De forma similar, Lorent Gómez Saleh e Gabriel Valles, que lideraram campanhas de violência terrorista contra o Estado e contra o governo venezuelano, trabalhavam a partir da Colômbia completamente articulados com Uribe e com os setores militares e paramilitares que o apoiam, com o objetivo de desestabilizar e impulsionar uma estratégia paramilitar na Venezuela – razão pela qual foram deportados dias atrás.
Fim do confronto armado
Para além do paramilitarismo colombiano e da doutrina militar antissocialista da institucionalidade colombiana, que já demostrou poder de desestabilização na região, o “uribismo” ameaça ainda o processo de diálogos para a finalização do confronto armado na Colômbia – ao impossibilitar um cenário de Assembleia Nacional Constituinte que possa mudar a institucionalidade – que, no momento, permite e mantém a guerra –, e abra caminhos de paz para a Colômbia, que, ao mesmo tempo, é a paz para a América Latina.
Se algo ficou claro nas eleições presidenciais de agosto na Colômbia é que nenhum dos partidos políticos no poder e nem mesmo o presidente atual Juan Manuel Santos representam uma verdadeira possibilidade de alcançar a paz com justiça social na Colômbia.
A campanha eleitoral foi vergonhosa, repleta de denúncias, escândalos de corrupção e conspirações contra a mesa de diálogos da Havana.

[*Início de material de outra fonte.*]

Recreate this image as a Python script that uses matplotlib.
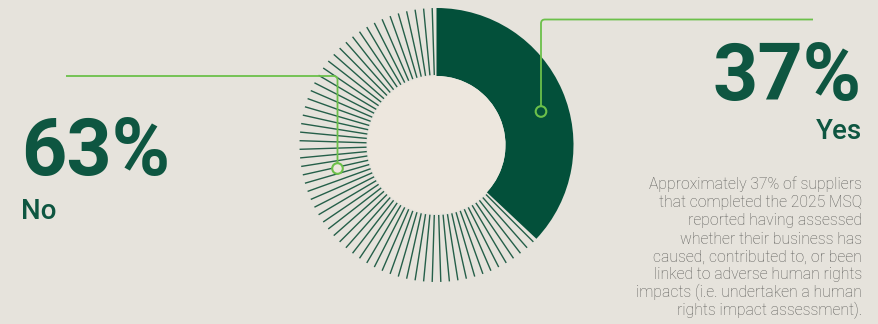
import numpy as np
import matplotlib
matplotlib.use("Agg")
import matplotlib.pyplot as plt
from matplotlib.patches import Wedge, Circle
from matplotlib.path import Path
from matplotlib.patches import PathPatch

# ---- data ----
categories = ["Yes", "No"]
values = [37, 63]
pct_labels = ["37%", "63%"]
description = [
    "Approximately 37% of suppliers",
    "that completed the 2025 MSQ",
    "reported having assessed",
    "whether their business has",
    "caused, contributed to, or been",
    "linked to adverse human rights",
    "impacts (i.e. undertaken a human",
    "rights impact assessment).",
]

BG = "#E6E3DC"
INNER = "#EDE7DE"
DARK = "#03503A"
TEXT_GREEN = "#0E5641"
LINE_GREEN = "#6CC04A"
GREY = "#5C5C59"

W, H = 879, 324
fig = plt.figure(figsize=(W / 100, H / 100), dpi=100, facecolor=BG)
ax = fig.add_axes([0, 0, 1, 1])
ax.set_xlim(0, W)
ax.set_ylim(H, 0)
ax.set_aspect("equal")
ax.axis("off")
ax.set_facecolor(BG)

cx, cy = 436.5, 145
R_out, R_in = 137, 69
total = sum(values)

# Yes wedge: starts at top, goes clockwise on screen (y-down axes)
yes_deg = 360 * values[0] / total
start = -90
ax.add_patch(Wedge((cx, cy), R_out, start, start + yes_deg, width=R_out - R_in,
                   facecolor=DARK, edgecolor="none", zorder=2))

# No section: one radial line per percent
step = 360 / total
for k in range(values[1]):
    a = np.deg2rad(-90 - step * (k + 0.5))
    xs = [cx + (R_in + 1) * np.cos(a), cx + R_out * np.cos(a)]
    ys = [cy + (R_in + 1) * np.sin(a), cy + R_out * np.sin(a)]
    ax.plot(xs, ys, color="#255F49", lw=1.0, solid_capstyle="butt", zorder=2)

ax.add_patch(Circle((cx, cy), R_in, facecolor=INNER, edgecolor="none", zorder=3))


def connector(points, corner_r=4):
    (x0, y0), (x1, y1), (x2, y2) = points
    d1 = np.array([x1 - x0, y1 - y0], float); d1 /= np.linalg.norm(d1)
    d2 = np.array([x2 - x1, y2 - y1], float); d2 /= np.linalg.norm(d2)
    p_a = np.array([x1, y1]) - d1 * corner_r
    p_b = np.array([x1, y1]) + d2 * corner_r
    verts = [(x0, y0), tuple(p_a), (x1, y1), tuple(p_b), (x2, y2)]
    codes = [Path.MOVETO, Path.LINETO, Path.CURVE3, Path.CURVE3, Path.LINETO]
    ax.add_patch(PathPatch(Path(verts, codes), fill=False, edgecolor=LINE_GREEN,
                           lw=1.3, zorder=5))


connector([(813, 19.5), (541, 19.5), (541, 106)])
ax.add_patch(Circle((541, 111.5), 5.3, facecolor="none", edgecolor=LINE_GREEN, lw=1.5, zorder=6))
connector([(66, 76), (337.5, 76), (337.5, 163)])
ax.add_patch(Circle((337.5, 168.5), 5.3, facecolor=INNER, edgecolor=LINE_GREEN, lw=1.5, zorder=6))

big = dict(family=["Roboto", "DejaVu Sans"], fontweight="bold", color=TEXT_GREEN, fontsize=57)
lab = dict(family=["Roboto", "DejaVu Sans"], fontweight="medium", color=TEXT_GREEN, fontsize=20)

ax.text(862, 100, pct_labels[0], ha="right", va="baseline", **big)
ax.text(862, 139, categories[0], ha="right", va="baseline", **lab)
ax.text(21, 175, pct_labels[1], ha="left", va="baseline", **big)
ax.text(21, 219, categories[1], ha="left", va="baseline", **lab)

for i, line in enumerate(description):
    ax.text(862, 189.5 + i * 18, line, ha="right", va="baseline",
            family=["Roboto", "DejaVu Sans"], fontweight="light", color=GREY, fontsize=11.3)

fig.savefig("out.png", dpi=100, facecolor=BG)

Foi esvaziada de discussões políticas de fundo para resolver o conflito social, político e econômico no país. E apesar de Santos aparentar representar alguma estabilidade para o processo dos diálogos, ele não incorpora as garantias mínimas para uma transição democrática na Colômbia.
Governo Santos
Durante o governo Santos, continua a repressão massiva contra o conjunto do movimento popular colombiano, sendo que a quantidade de presos políticos, assassinados e desaparecidos de algumas organizações, como da Marcha Patriótica, já leva a falar de um novo genocídio político na Colômbia.
Continuam as execuções extrajudiciais, as montagens, a estigmatização, mas, o mais grave, continuam as políticas que deram origem e mantêm o conflito armado na Colômbia: a concentração de terras, a exploração mineira indiscriminada, a privatização de todos os serviços públicos como saúde e educação.
Parece incrível que um governo que fale de paz reprima dessa forma. Que um governo que fale de justiça continue com leis antipopulares em educação superior e no sistema de saúde. Tais comportamentos são o reflexo de um Estado colombiano preso aos interesses de oligarquias que não estão dispostas a incluir as demandas camponesas, estudantis, operárias no Estado.
Nesse sentido, a demanda das organizações sociais e políticas na Colômbia é clara: só uma Assembleia Nacional Constituinte poderá começar a brindar as garantias políticas e sociais mínimas para um novo exercício político na Colômbia. Da continuidade do processo de diálogos de Havana e do fortalecimento do movimento popular na Colômbia parece depender a possibilidade de sua realização.
*Javier D. Rodríguez é militante do Movimento Político e Social Marcha Patriótica, Capítulo Brasil.